When the Chiefs got hot this month, there seemed to be a shift in the wind. Until then, the entire AFC had seemingly been in the air. The top dog appeared to have fallen in K.C. whyetile no other team stood up to claim the role. The West was a microcosm of that theory. The Raiders looked pretty good, the Chargers showed some toughness, and the Broncos just kept hanging around. However, since the Chiefs statement game in Las Vegas (Week 10), a dog fight has broken out.

On Thanksgiving, the Raiders traveled to Dallas for the Cowboys’ annual turkey bowl. The game was decided in overtime, and the Raiders escaped with a 36-33 victory. The back-and-forth affair was highlighted by excellent quarterback play by Derek Carr and Dak Prescott—both of whom threw for over 370 yards and no interceptions. There were two 100-plus yard receivers on each side (Hunter Renfrow and DeSean Jackson for Vegas, Michael Gallup and Cedrick Wilson for Dallas), and three different ball carriers found the end zone (Josh Jacobs, Marcus Mariota and Zeke Elliott).

With the win, the Raiders improved their record to 6-5 and moved to a half game back of the then —sole— second place Chargers (6-4). Then Sunday happened. The Chargers flew to the Mile High City to square off with the Broncos. Entering play, the AFC West standings were as follows:

  1. Kansas City 7-4
  2. Los Angeles 6-4
  3. Las Vegas 6-5
  4. Denver 5-5

With a well-rounded defensive effort, the Broncos truly managed the Chargers all day long. Rookie cornerback Patrick Surtain II hauled in two interceptions, and ran one back 70-yards for a touchdown. The front seven hit Justin Herbert 10 times and recorded three sacks against him.

On the offensive side of the ball, there was a small scare for Denver. With about two minutes left in the first quarter, quarterback Teddy Bridgewater went down with a lower left-leg injury. He would head to the locker room for an X-ray that eventually came back negative and returned to the game for the second half. It’s a scare, because in his absence backup Drew Lock put together a measly 4-for-7, 26-yard performance that was capped off with an interception. It would seem for now that when the Broncos visit Kansas City next Sunday night, Bridgewater will be available to start, but it is worth keeping an eye on throughout the week.

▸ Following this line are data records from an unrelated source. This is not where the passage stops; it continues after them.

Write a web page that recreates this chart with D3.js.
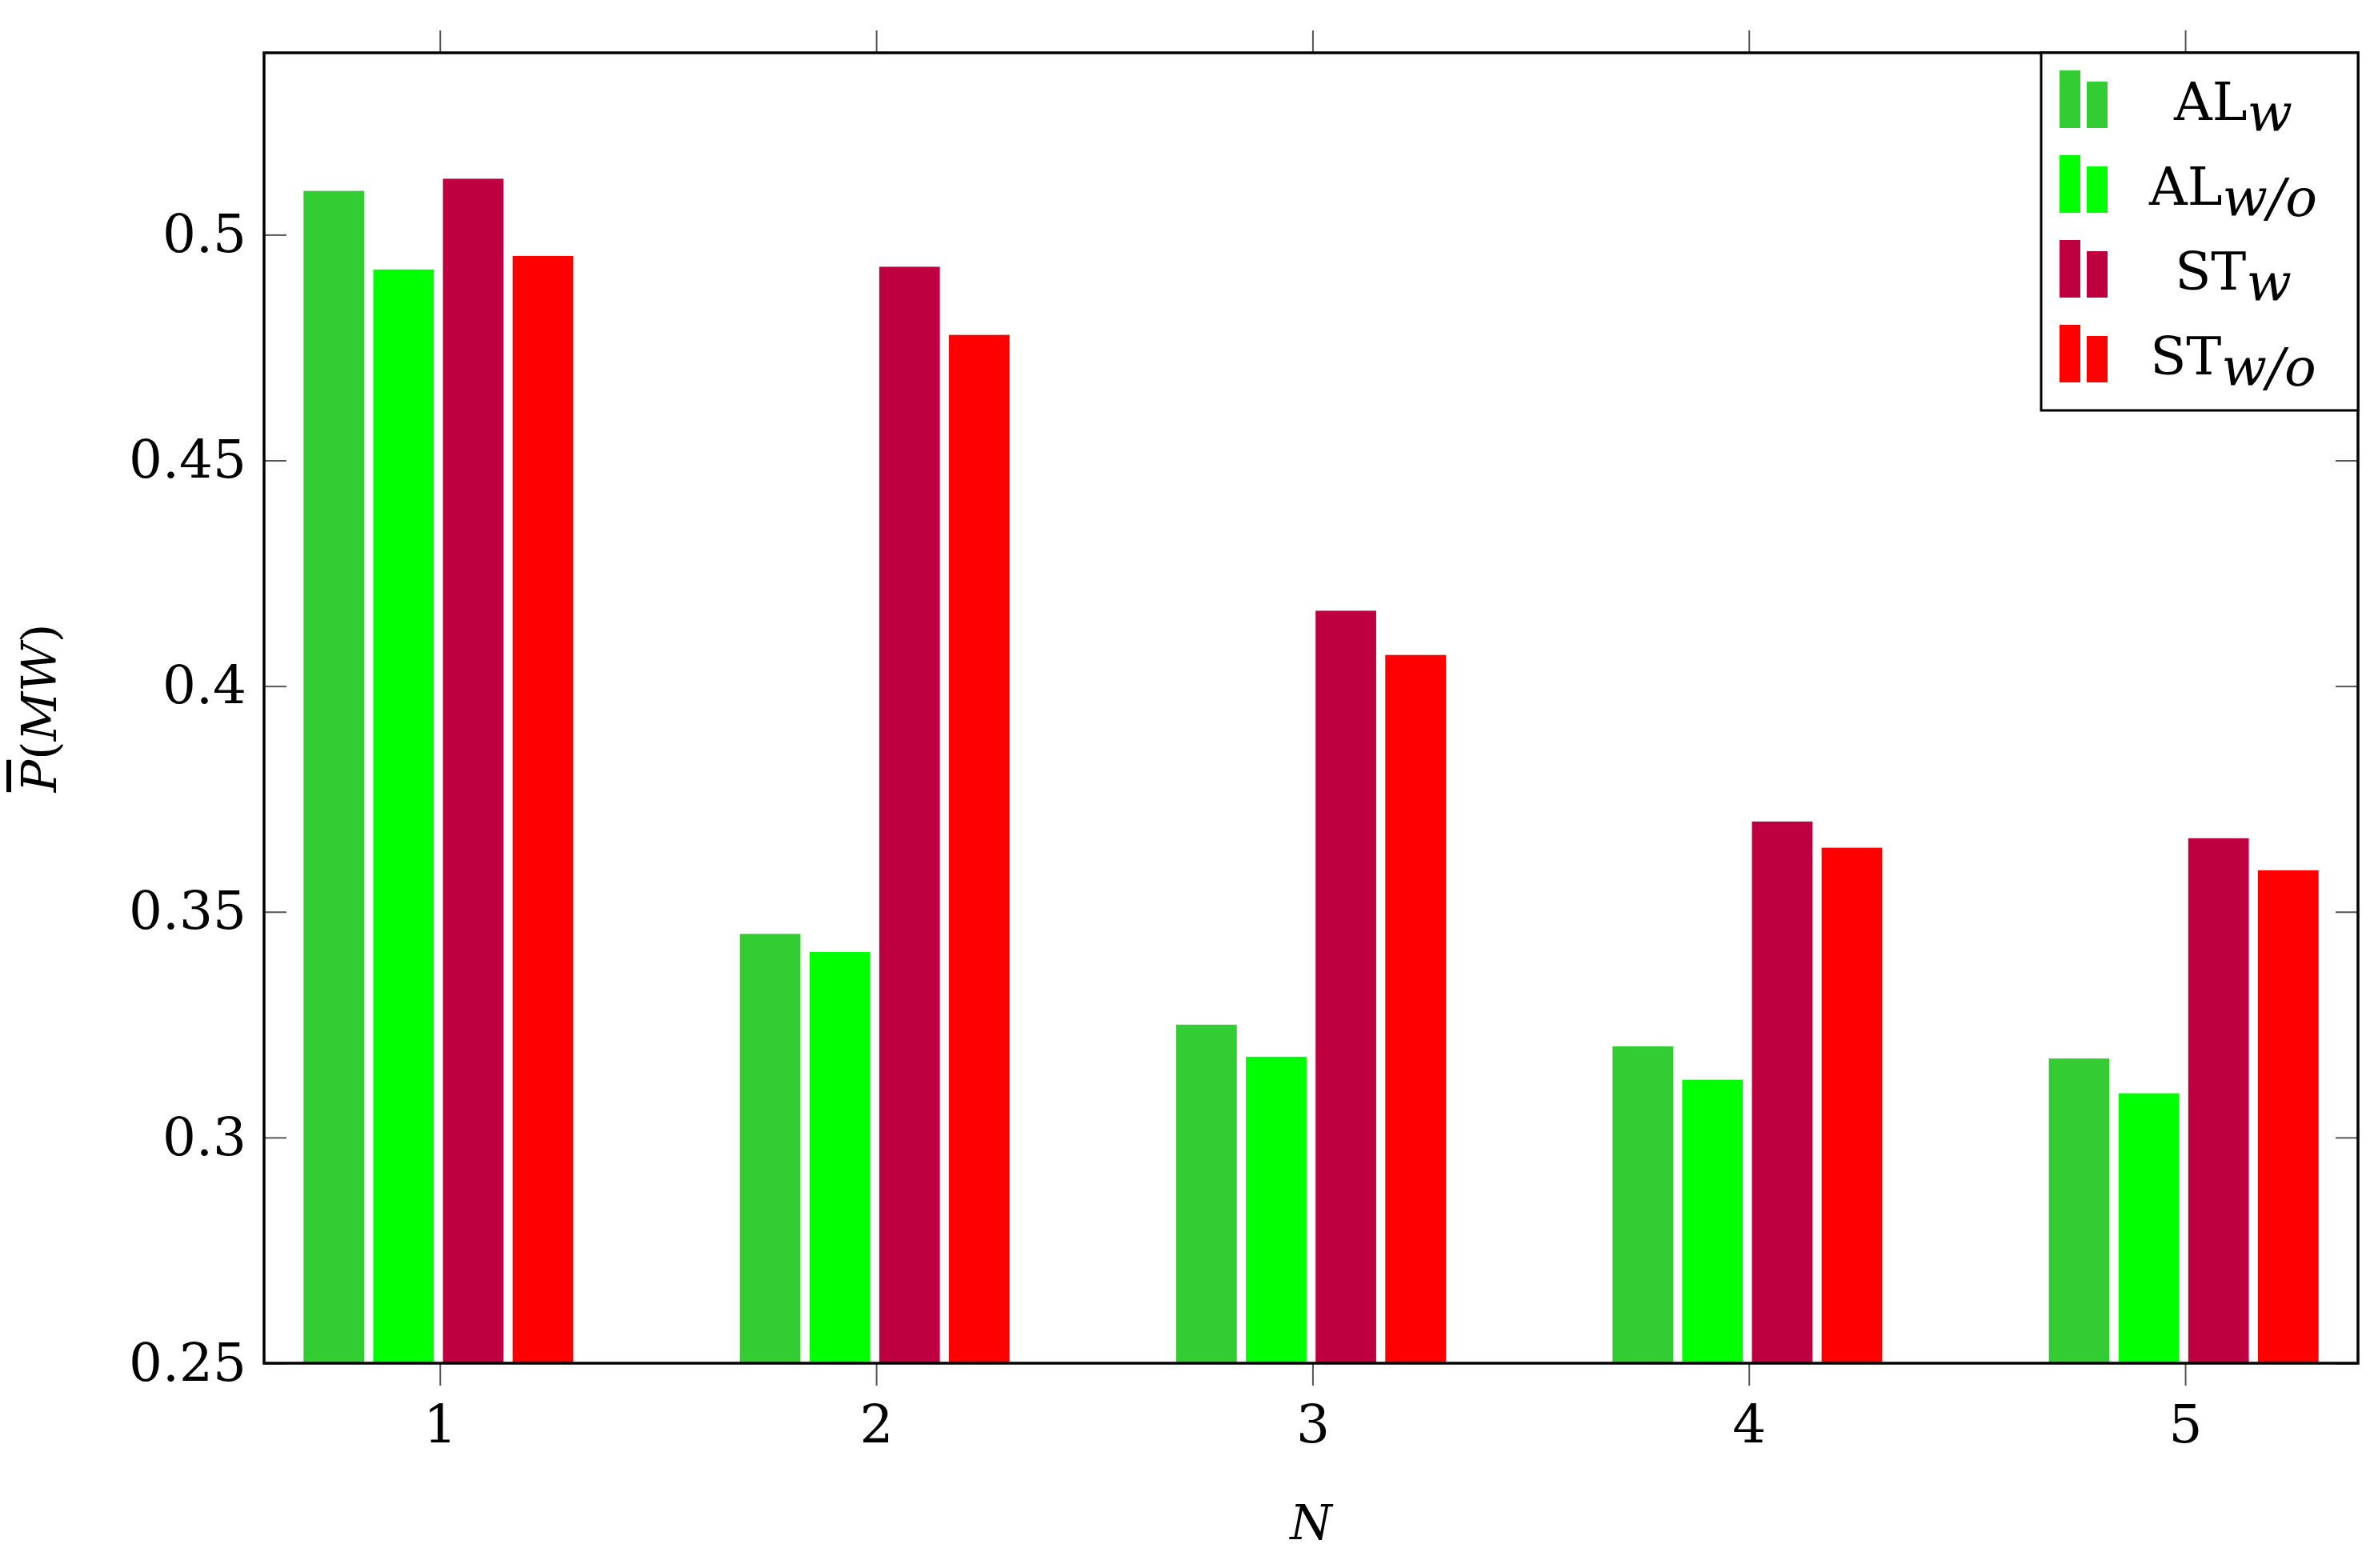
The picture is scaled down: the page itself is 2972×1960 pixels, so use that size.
<!DOCTYPE html>
<html><head><meta charset="utf-8">
<script src="https://cdn.jsdelivr.net/npm/d3@7"></script>
<style>body{margin:0;background:#fff}</style>
</head><body><div id="chart"></div>
<script>
// data
const categories = [1, 2, 3, 4, 5];
const seriesNames = ['ALw', 'ALwo', 'STw', 'STwo'];
const alW  = [0.5097, 0.3451, 0.3250, 0.3202, 0.3175];
const alWo = [0.4923, 0.3411, 0.3179, 0.3128, 0.3098];
const stW  = [0.5124, 0.4929, 0.4167, 0.3700, 0.3663];
const stWo = [0.4953, 0.4778, 0.4069, 0.3642, 0.3592];
const yTicks = [0.25, 0.3, 0.35, 0.4, 0.45, 0.5];

const COLORS = { ALw: '#33cc33', ALwo: '#00ff00', STw: '#bf0040', STwo: '#ff0000' };
const values = { ALw: alW, ALwo: alWo, STw: stW, STwo: stWo };
const FONT = '"DejaVu Serif", "Liberation Serif", serif';

const W = 2972, H = 1960;
const margin = { top: 66, right: 25, bottom: 256, left: 330 };
const iw = W - margin.left - margin.right, ih = H - margin.top - margin.bottom;

const svg = d3.select('#chart').append('svg').attr('width', W).attr('height', H);
const g = svg.append('g').attr('transform', `translate(${margin.left},${margin.top})`);

const x = d3.scaleLinear().domain([0.597, 5.396]).range([0, iw]);
const y = d3.scaleLinear().domain([0.25, 0.5403]).range([ih, 0]);
const unit = x(2) - x(1);
const barW = unit * 40 / 288, offsets = [-70, -24, 22, 68].map(d => d * unit / 288);

seriesNames.forEach((s, si) => {
  g.selectAll(null).data(categories).enter().append('rect')
    .attr('x', (c) => x(c) + offsets[si] - barW / 2)
    .attr('width', barW)
    .attr('y', (c, i) => y(values[s][i]))
    .attr('height', (c, i) => ih - y(values[s][i]))
    .attr('fill', COLORS[s]);
});

// axes
const tickLen = 28;
const xb = g.append('g').attr('transform', `translate(0,${ih})`)
  .call(d3.axisBottom(x).tickValues(categories).tickSize(tickLen).tickPadding(24).tickFormat(d3.format('d')));
const xt = g.append('g').call(d3.axisTop(x).tickValues(categories).tickSize(tickLen).tickFormat(''));
const yl = g.append('g').call(d3.axisLeft(y).tickValues(yTicks).tickSize(-tickLen).tickPadding(22).tickFormat(d => d3.format('')(d)));
const yr = g.append('g').attr('transform', `translate(${iw},0)`).call(d3.axisRight(y).tickValues(yTicks).tickSize(-tickLen).tickFormat(''));
[xb, xt, yl, yr].forEach(a => {
  a.select('.domain').remove();
  a.selectAll('line').attr('stroke', '#555').attr('stroke-width', 2);
  a.selectAll('text').attr('font-family', FONT).attr('font-size', 66).attr('fill', '#000');
});
g.append('rect').attr('width', iw).attr('height', ih).attr('fill', 'none').attr('stroke', '#000').attr('stroke-width', 3.5);

// labels
g.append('text').attr('x', iw / 2).attr('y', ih + 220).attr('text-anchor', 'middle')
  .attr('font-family', FONT).attr('font-style', 'italic').attr('font-size', 60).text('N');
const ylab = svg.append('text').attr('transform', `translate(70,${margin.top + ih / 2}) rotate(-90)`)
  .attr('text-anchor', 'middle').attr('font-family', FONT).attr('font-size', 60);
ylab.append('tspan').attr('font-style', 'italic').attr('text-decoration', 'overline').text('P');
ylab.append('tspan').text('(');
ylab.append('tspan').attr('font-style', 'italic').text('MW');
ylab.append('tspan').text(')');

// legend
const lg = g.append('g').attr('transform', `translate(${iw - 396},0)`);
lg.append('rect').attr('width', 396).attr('height', 447).attr('fill', '#fff').attr('stroke', '#000').attr('stroke-width', 3);
const legendLabels = [['AL', 'w'], ['AL', 'w/o'], ['ST', 'w'], ['ST', 'w/o']];
seriesNames.forEach((s, i) => {
  const cy = 62 + i * 106;
  const row = lg.append('g').attr('transform', `translate(0,${cy})`);
  row.append('rect').attr('x', 23).attr('y', -40).attr('width', 26).attr('height', 72).attr('fill', COLORS[s]);
  row.append('rect').attr('x', 57).attr('y', -26).attr('width', 26).attr('height', 58).attr('fill', COLORS[s]);
  const t = row.append('text').attr('x', 240).attr('y', 22).attr('text-anchor', 'middle')
    .attr('font-family', FONT).attr('font-size', 66);
  t.append('tspan').text(legendLabels[i][0]);
  t.append('tspan').attr('font-style', 'italic').attr('dy', 14).text(legendLabels[i][1]);
});
</script></body></html>
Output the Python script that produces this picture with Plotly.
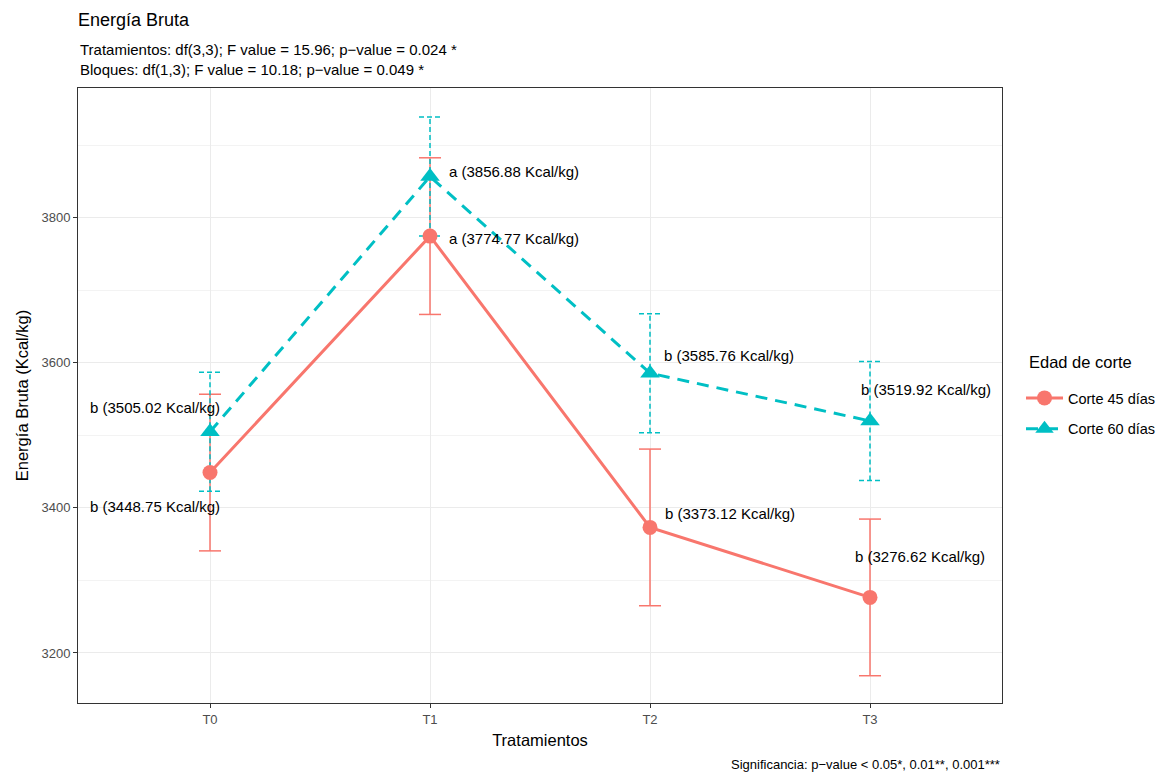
import plotly.graph_objects as go

tratamientos = ["T0", "T1", "T2", "T3"]
media_45 = [3448.75, 3774.77, 3373.12, 3276.62]
media_60 = [3505.02, 3856.88, 3585.76, 3519.92]
se_45 = [108, 108, 108, 108]
se_60 = [82, 82, 82, 82]
letras_45 = ["b", "a", "b", "b"]
letras_60 = ["b", "a", "b", "b"]
series = ["Corte 45 días", "Corte 60 días"]

col45 = "#F8766D"
col60 = "#00BFC4"
FONT = "Liberation Sans, Arial, sans-serif"
xs = list(range(len(tratamientos)))
cap = 0.05


def errbar_paths(means, ses):
    vx, vy, cx, cy = [], [], [], []
    for i, m, s in zip(xs, means, ses):
        vx += [i, i, None]
        vy += [m - s, m + s, None]
        for yv in (m - s, m + s):
            cx += [i - cap, i + cap, None]
            cy += [yv, yv, None]
    return vx, vy, cx, cy


fig = go.Figure()

for means, ses, col, dash in [(media_45, se_45, col45, "solid"), (media_60, se_60, col60, "5px,3px")]:
    vx, vy, cx, cy = errbar_paths(means, ses)
    fig.add_trace(go.Scatter(x=vx, y=vy, mode="lines", showlegend=False, hoverinfo="skip",
                             line=dict(color=col, width=1.5, dash=dash)))
    fig.add_trace(go.Scatter(x=cx, y=cy, mode="lines", showlegend=False, hoverinfo="skip",
                             line=dict(color=col, width=1.5, dash=dash)))

fig.add_trace(go.Scatter(x=xs, y=media_45, mode="lines+markers", name=series[0],
                         legendgroup="g45",
                         line=dict(color=col45, width=3),
                         marker=dict(symbol="circle", size=15, color=col45)))
fig.add_trace(go.Scatter(x=xs, y=media_60, mode="lines+markers", name=series[1],
                         legendgroup="g60",
                         line=dict(color=col60, width=3, dash="12px,8px"),
                         marker=dict(symbol="triangle-up", size=17, color=col60)))

# label placement (pixel offsets)
pos_45 = [("right", 12, -34), ("left", 17, -2), ("left", 13, 14), ("left", -17, 41)]
pos_60 = [("right", 12, 24), ("left", 17, 5), ("left", 12, 18), ("left", -11, 31)]

for means, letras, pos in [(media_45, letras_45, pos_45), (media_60, letras_60, pos_60)]:
    for i, m, l, (anc, dx, dy) in zip(xs, means, letras, pos):
        fig.add_annotation(x=i, y=m, text=f"{l} ({m:.2f} Kcal/kg)", showarrow=False,
                           xanchor=anc, yanchor="middle", xshift=dx, yshift=dy,
                           font=dict(size=15, color="#000000", family=FONT))

fig.add_annotation(x=0, y=1, xref="paper", yref="paper", xanchor="left", yanchor="bottom",
                   yshift=8, showarrow=False, align="left",
                   text="Tratamientos: df(3,3); F value = 15.96; p\u2212value = 0.024 *<br>"
                        "Bloques: df(1,3); F value = 10.18; p\u2212value = 0.049 *",
                   font=dict(size=15, color="#000000", family=FONT))
fig.add_annotation(x=1, y=0, xref="paper", yref="paper", xanchor="right", yanchor="top",
                   yshift=-52, showarrow=False,
                   text="Significancia: p\u2212value < 0.05*, 0.01**, 0.001***",
                   font=dict(size=13, color="#000000", family=FONT))
fig.add_annotation(x=1, y=(703 - 362) / 615, xref="paper", yref="paper", xanchor="left",
                   yanchor="middle", xshift=25, showarrow=False,
                   text="Edad de corte", font=dict(size=16.5, color="#000000", family=FONT))

fig.update_layout(
    width=1173, height=776,
    margin=dict(l=78, r=171, t=88, b=73),
    paper_bgcolor="white", plot_bgcolor="white",
    font=dict(family=FONT),
    title=dict(text="Energía Bruta", x=78 / 1173, xanchor="left", y=1 - 20 / 776, yanchor="middle",
               font=dict(size=18, color="#000000", family=FONT)),
    legend=dict(xref="container", yref="container", x=1021 / 1173, xanchor="left",
                y=(776 - 382) / 776, yanchor="top", bgcolor="rgba(0,0,0,0)",
                font=dict(size=14.5, color="#000000"), itemwidth=37, tracegroupgap=9),
    xaxis=dict(range=[-0.6, 3.6], tickmode="array", tickvals=xs, ticktext=tratamientos,
               showgrid=True, gridcolor="#EBEBEB", gridwidth=1.2, zeroline=False,
               showline=True, linecolor="#333333", linewidth=1, mirror=True,
               ticks="outside", ticklen=4, tickcolor="#333333", automargin=False,
               tickfont=dict(size=13, color="#4D4D4D"),
               title=dict(text="Tratamientos", font=dict(size=16.5, color="#000000"), standoff=8)),
    yaxis=dict(range=[3131, 3979], dtick=200, tick0=3200, automargin=False,
               showgrid=True, gridcolor="#EBEBEB", gridwidth=1.2, zeroline=False,
               minor=dict(dtick=100, tick0=3100, showgrid=True, gridcolor="#F3F3F3", gridwidth=0.6),
               showline=True, linecolor="#333333", linewidth=1, mirror=True,
               ticks="outside", ticklen=4, tickcolor="#333333",
               tickfont=dict(size=13, color="#4D4D4D"),
               title=dict(text="Energía Bruta (Kcal/kg)", font=dict(size=16.5, color="#000000"), standoff=8)),
)

fig.write_html("out.html", config={"displayModeBar": False},
               post_script="document.body.style.margin='0px';"
                           "document.body.style.overflow='hidden';"
                           "document.documentElement.style.overflow='hidden';")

With the 28-13 victory, Denver reset positioning of the AFC West entirely. First place is still held by the Chiefs at 7-4, but now there is a three-way tie for second place with Las Vegas, Los Angeles, and Denver all at 6-5.

This new layout in the division has the Chiefs in a very unique driver’s seat. Moving forward, the next three matchups for Kansas City are Denver at home, Las Vegas at home, and a road trip to Los Angeles (the NFL’s second home). We hear it every year, “team X controls their own destiny.” The Chiefs are team X right now. While it was difficult to imagine a month ago, the division is ours to lose, and the AFC’s one-seed is very much so in reach.

The Rest of the AFC

Week 12 had a bit of a moving week feel to it in the AFC. The contenders either showed out or proved resilient and the fakers got exposed. There is certainly an element of subjectivity when dissecting the parody of the NFL, but this week seemed to have a definitive nature. The Bills destroyed the previously .500 New Orleans Saints, 31-6, reestablishing their position as a serious contender and moving to one game back of the Patriots in the AFC East.

The Patriots asserted dominance over the AFC South leading Tennessee Titans with a 36-13 victory which brought both teams’ record to 8-4, a half game behind Baltimore. The Ravens squeaked past the ailing Browns, winning 16-10 on the heels of fourLamar Jackson interceptions. And the Bengals maintained their position in the middle of the pack with a division win over the Steelers, 41-10.

Looking Forward

As it stands today, the AFC playoff seeding is as follows:

  1. Ravens
  2. Patriots
  3. Titans
  4. Chiefs
  5. Bengals
  6. Bills
  7. Chargers

Kansas City has four divisional matchups, a road trip to Cincinnati, and a home game against the Steelers remaining. AFC West competition always demands heightened energy and pulls out unmatched emotions from everyone involved, but if the Chiefs have really turned the corner, they could very possibly run the table.

Let’s say that’s going to happen, and the Chiefs end up with a 12-4 record. The top seeded Ravens still have to play the Packers, Bengals, and Rams. The two-seed Patriots are about to play the Bills twice in three weeks, sandwiching a contest with the Colts. And the Titans, well, the Titans aren’t themselves without Derrick Henry, and will be without him for the remainder of the regular season.

There is nothing in the bag. A grueling road lies ahead, and a lot needs to happen for the Chiefs to have a shot at a third straight Super Bowl appearance. However, this “late lunch” of a bye week and all the uncertainty looming over the rest of the AFC should have a well rested and full-bellied Chiefs Kingdom excited for the home stretch.